Unfortunately, most of what the government appears to have taken away from its analysis is the form, not the content, of the U.S. approach.

Under the Japanese bridge-bank scheme, the government intends to conduct an exhaustive examination of the nation's 19 largest banks.

After the examinations take place, the new Financial Supervisory Agency will determine which banks-and there will almost surely be some-are insolvent. At that point, bank management will be instructed to seek a private-sector buyer. If none can be found, then the bank is taken over by the government and becomes a "bridge bank."

Under government management (though bank management may remain in place), the bridge bank then sets about sorting through the failed bank's portfolio. "Good" borrowers will continue to receive funds, but "bad" borrowers will-eventually-be cut off.

The government will seek a private buyer for the failed bank, with the deposit insurance system responsible for any losses resulting from the recognition of problem loans. In as many as five years, the bank will be closed if no private resolution attractive to the government reveals itself.

As noted, this plan is called a "bridge bank" and the Japanese government made much of the fact that it was modeled on a successful U.S. program.

But in fact the U.S. bank regulators have created only one bridge bank, and it was erected not to protect borrowers but to minimize the cost of resolution to the FDIC. Bank regulators generally rely more on the wisdom of the markets to sort out good from bad borrowers. The bridge was in place for a very brief period, after which the failed bank (Bank of New England) disappeared into another large institution and business went on more or less as usual.

The differences between the bridge bank in its U.S. reality and in its Japanese simulacrum tells one much about the differences between the two nations' banking systems and, indeed, about the countries themselves.

First, as noted, the U.S. version of the bridge bank relied on the market, not the government, to secure the flow of credit into the economy.
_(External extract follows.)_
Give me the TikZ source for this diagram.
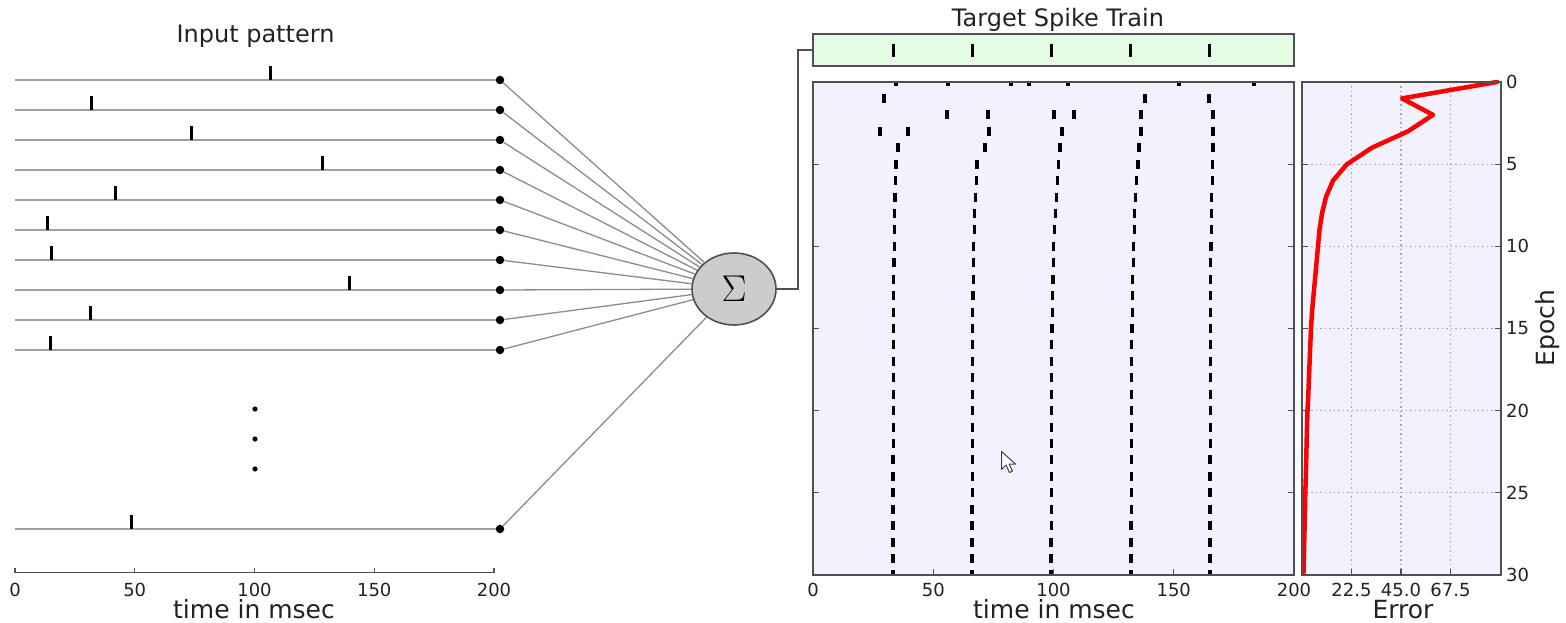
\documentclass[tikz,border=0pt]{standalone}
\usepackage{fontspec}
\setmainfont{DejaVu Sans}
\usetikzlibrary{shapes.geometric}
\definecolor{lav}{HTML}{F2F2FE}
\definecolor{lgreen}{HTML}{E4FBE4}
\definecolor{axgray}{HTML}{505050}
\definecolor{inlgray}{HTML}{A0A0A0}
\definecolor{conngray}{HTML}{8C8C8C}
\definecolor{txt}{HTML}{222222}
\definecolor{gridgray}{HTML}{A8A8A8}
\begin{document}
\begin{tikzpicture}[x=1pt,y=-1pt,
  inl/.style={draw=inlgray,line width=1.6pt},
  conn/.style={draw=conngray,line width=1.3pt},
  outw/.style={draw=axgray,line width=1.6pt},
  spk/.style={draw=black,line width=3pt},
  rmark/.style={draw=black,line width=3.2pt},
  dotn/.style={circle,fill=black,minimum size=8.5pt,inner sep=0pt},
  sigma/.style={ellipse,draw=axgray,line width=1.6pt,fill=black!20,minimum width=84pt,minimum height=72pt,inner sep=0pt},
  axbox/.style={draw=axgray,line width=2pt},
  tickl/.style={draw=axgray,line width=1.2pt},
  gridl/.style={draw=gridgray,line width=1.1pt,dash pattern=on 1.5pt off 3pt},
  errline/.style={draw=red,line width=4.5pt,line join=round,line cap=round},
  ticklab/.style={font=\fontsize{18}{22}\selectfont,text=txt,inner sep=0pt},
  axlab/.style={font=\fontsize{25}{30}\selectfont,text=txt,inner sep=0pt},
  titlab/.style={font=\fontsize{24}{29}\selectfont,text=txt,inner sep=0pt}
]
\useasboundingbox (0,0) rectangle (1566,623);

% ---------------- Input pattern ----------------
\node[titlab] (tin) at (255.5,36) {Input pattern};
\foreach \i/\y/\s in {1/80/270,2/110/91,3/140/191,4/170/322,5/200/115,6/230/47,7/260/51,8/290/349,9/320/90,10/350/50,11/529/131}{
  \node[dotn] (d\i) at (500,\y) {};
  \draw[inl] (15,\y) -- (d\i);
  \draw[spk] (\s,\y-14) -- (\s,\y);
}
\fill[black] (255,409) circle (2.6pt) (255,439) circle (2.6pt) (255,469) circle (2.6pt);
% axis
\draw[tickl] (15,572.5) -- (494,572.5);
\foreach \t/\lab in {0/0,50/50,100/100,150/150,200/200}{
  \pgfmathsetmacro\xx{15+2.395*\t}
  \draw[tickl] (\xx,572.5) -- (\xx,567.5);
  \node[ticklab] at (\xx,590) {\lab};
}
\node[axlab] (xin) at (254,609) {time in msec};

% ---------------- Sigma ----------------
\node[sigma] (sig) at (734,289) {\scalebox{1.8}{\fontsize{20}{24}\selectfont$\Sigma$}};
\foreach \i in {1,...,11}{ \draw[conn] (d\i) -- (sig); }

% ---------------- Target spike train ----------------
\node[titlab] (ttg) at (1058,20) {Target Spike Train};
\node[draw=axgray,line width=1.6pt,fill=lgreen,minimum width=481pt,minimum height=32pt,inner sep=0pt] (target) at (1053.5,50) {};
\foreach \s in {893,972,1051,1130,1209}{ \draw[spk] (\s,44) -- (\s,57.5); }
\draw[outw] (sig.east) -- ++(21,0) |- (target.west);

% ---------------- Raster plot ----------------
\fill[lav] (813,82) rectangle (1294,575);
\begin{scope}
\clip (813,82) rectangle (1294,575);
\foreach \e/\xs in {0/{896,948,1011,1029,1068,1179,1254},1/{884,1145,1209},2/{947,988,1054,1074,1141,1213},3/{880,908,989,1062,1141,1213},4/{898,985,1060,1139,1213}}{
  \pgfmathsetmacro\yy{82+16.433*\e}
  \foreach \xx in \xs { \draw[rmark] (\xx,\yy-4.5) -- (\xx,\yy+4.5); }
}
\foreach \e in {5,...,30}{
  \pgfmathsetmacro\yy{82+16.433*\e}
  \foreach \f/\s in {893/896,972/977,1051/1058.7,1131/1138,1210/1212.7}{
    \pgfmathsetmacro\xx{\f+(\s-\f)*exp(-(\e-5)/5)}
    \draw[rmark] (\xx,\yy-4.5) -- (\xx,\yy+4.5);
  }
}
\end{scope}
\foreach \e in {5,10,15,20,25}{
  \pgfmathsetmacro\yy{82+16.433*\e}
  \draw[tickl] (813,\yy) -- (819,\yy);
  \draw[tickl] (1294,\yy) -- (1288,\yy);
}
\foreach \t in {50,100,150}{
  \pgfmathsetmacro\xx{813+2.405*\t}
  \draw[tickl] (\xx,575) -- (\xx,569);
}
\draw[axbox] (813,82) rectangle (1294,575);
\foreach \t in {0,50,100,150,200}{
  \pgfmathsetmacro\xx{813+2.405*\t}
  \node[ticklab] at (\xx,590) {\t};
}
\node[axlab] (xout) at (1054,609) {time in msec};
% cursor
\draw[fill=white,draw=black!75,line width=1pt,line join=round] (1001.5,451.5) -- ++(0,18) -- ++(4.5,-4.5) -- ++(3.5,7.5) -- ++(3,-1.5) -- ++(-3.5,-7) -- ++(6.5,0) -- cycle;

% ---------------- Error plot ----------------
\fill[lav] (1302,82) rectangle (1500.5,575);
\foreach \g in {1351.5,1401,1450.5}{ \draw[gridl] (\g,82) -- (\g,575); }
\foreach \e in {5,10,15,20,25}{
  \pgfmathsetmacro\yy{82+16.433*\e}
  \draw[gridl] (1302,\yy) -- (1500.5,\yy);
  \draw[tickl] (1500.5,\yy) -- (1494.5,\yy);
  \draw[tickl] (1302,\yy) -- (1308,\yy);
}
\foreach \g in {1351.5,1401,1450.5}{ \draw[tickl] (\g,575) -- (\g,569); }
\begin{scope}
\clip (1302,70) rectangle (1510,575);
\draw[errline] plot coordinates {
 (1497,82) (1402,98.4) (1433,114.9) (1408,131.3) (1372,147.7) (1347,164.2)
 (1333,180.6) (1326,197) (1322,213.5) (1319.5,229.9) (1318,246.3)
 (1316.5,262.8) (1315,279.2) (1313.5,295.6) (1312,312.1) (1311,328.5)
 (1310.3,344.9) (1309.6,361.4) (1309,377.8) (1308.3,394.2) (1307.5,410.7)
 (1307,427.1) (1306.6,443.5) (1306.2,460) (1305.8,476.4) (1305.3,492.8)
 (1305,509.3) (1304.6,525.7) (1304.2,542.1) (1303.8,558.6) (1303.4,575)};
\end{scope}
\draw[axbox] (1302,82) rectangle (1500.5,575);
\node[ticklab] at (1351.5,590) {22.5};
\node[ticklab] at (1401,590) {45.0};
\node[ticklab] at (1450.5,590) {67.5};
\node[axlab] (xerr) at (1403,610) {Error};
\foreach \e in {0,5,10,15,20,25,30}{
  \pgfmathsetmacro\yy{82+16.433*\e}
  \node[ticklab,anchor=west] at (1506,\yy) {\e};
}
\node[axlab,rotate=90] (ylab) at (1548,328) {Epoch};
\end{tikzpicture}
\end{document}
This resulted in considerable disruptions, sometimes called the credit crunch.

However, the United States tolerates far more wear and tear on private entities than does Japan. Indeed, the extent to which a credit crunch actually occurred in the early 1990s remains a matter of hot academic dispute. Thus, while the United States accepts more uncertainty, it is not at all clear how much actually ensued.

Second, the U.S. approach to rescuing its financial system-in which the bridge bank played only a very minor part-emphasized two key elements clearly lacking in the Japanese government's latest proposal. Effective bank supervision will be slow in coming and rigorous accounting and capital standards are still distant on the horizon. Without these elements, any Japanese rescue plan is likely to prove itself a bridge to nowhere.

Discussions with private- and public-sector officials in Japan indicated an almost desperate desire to validate this latest plan. Many argued that since they believed the bridge bank is an American concept, the United States would have to persuade the markets that the banking crisis was finally being addressed.

Of course, the plan is neither an American one nor precisely the steps urged on Japan by the U.S. government.

As a result, the U.S. reaction to it was polite expressions of hope in public and straightforward statements of disappointment in private. Financial markets also sent the government a stern message, driving down the yen and the stock market in the days following the bridge bank announcement. Now the Japanese voters have spoken, and they don't like the plan any better.

What is perhaps the most disheartening aspect of the Japanese situation is the frustration expressed privately by those bankers who think their institutions could survive and prosper if the government finally acted.

As long as they are forced to take part in rescues they do not need and extend credit to borrowers they know to be insolvent, these banks will falter and some may even fail.

The best way to fix Japan's banking system is to move rapidly and aggressively to shutter troubled institutions. The longer the government delays, the higher the cost to the public and the worse the economic and political consequences.